Se o prezado leitor não leu ainda, sugiro que leia o romance Torto Arado, de Itamar Vieira Junior (editora Todavia). Vai ter uma experiência forte de leitura. Forte assim: um romanção, com personagens marcantes e nítidas, num enredo que atravessa o tempo de uma vida, mas se espalha para recuperar histórias de gerações anteriores.
São duas protagonistas, Bibiana e Belonísia, irmãs, numa família do mundo rural arcaico (a epígrafe, por sinal, foi tirada de Lavoura Arcaica, de Raduan Nassar, outra joia da narrativa de tema rural no Brasil), tendo como centro uma fazenda, no sertão úmido (interior da Bahia, Chapada Diamantina), que tinha escravos no tempo da escravidão legal e continua tendo escravos no presente.
O autor é geógrafo e funcionário do Instituto Nacional de Colonização e Reforma Agrária (Incra) e trabalha com comunidades quilombolas e indígenas. De família pobre, ele conta que começou a escrever literatura ainda jovem, mas que perdeu manuscritos e foi desestimulado explicitamente porque a família se mudava constantemente e aquilo era visto como coisa inútil. Pois ocorreu que ele ganhou, com o original deste romance, um prêmio de gente grande, em Portugal, e depois foi publicado no Brasil. Precisava dessa volta?

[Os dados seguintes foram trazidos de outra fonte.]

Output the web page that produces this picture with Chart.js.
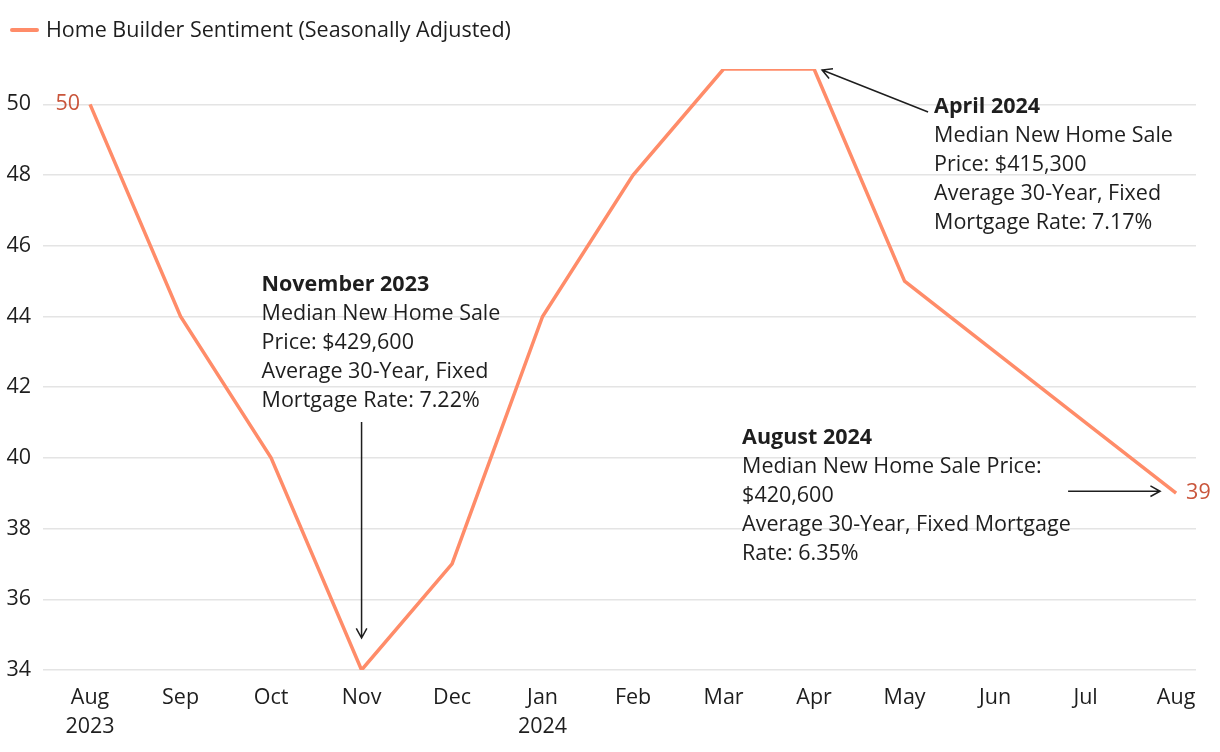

O romance carrega traços da velha e ótima tradição narrativa brasileira que quer dar a ver o que ainda não se conhece. Mais precisamente: quer mostrar para o Brasil litorâneo o que o sertão vive rotineiramente. (“Sertão” não precisa ser lá nos cafundós; um romance como Os Supridores, de José Falero, conta uma história de sertão dentro de Porto Alegre, ao dar protagonismo para dois rapazes que trabalham repondo mercadorias nas prateleiras do súper que o senhor, a senhora e eu frequentamos distraidamente.)
As soluções de arquitetura narrativa de Itamar Vieira Junior são sábias e encantadoras. Tratam com delicadeza e altivez a vida de miseráveis que a estrutura social trata como descartáveis. Uma pérola, aliás, um diamante da recente literatura brasileira.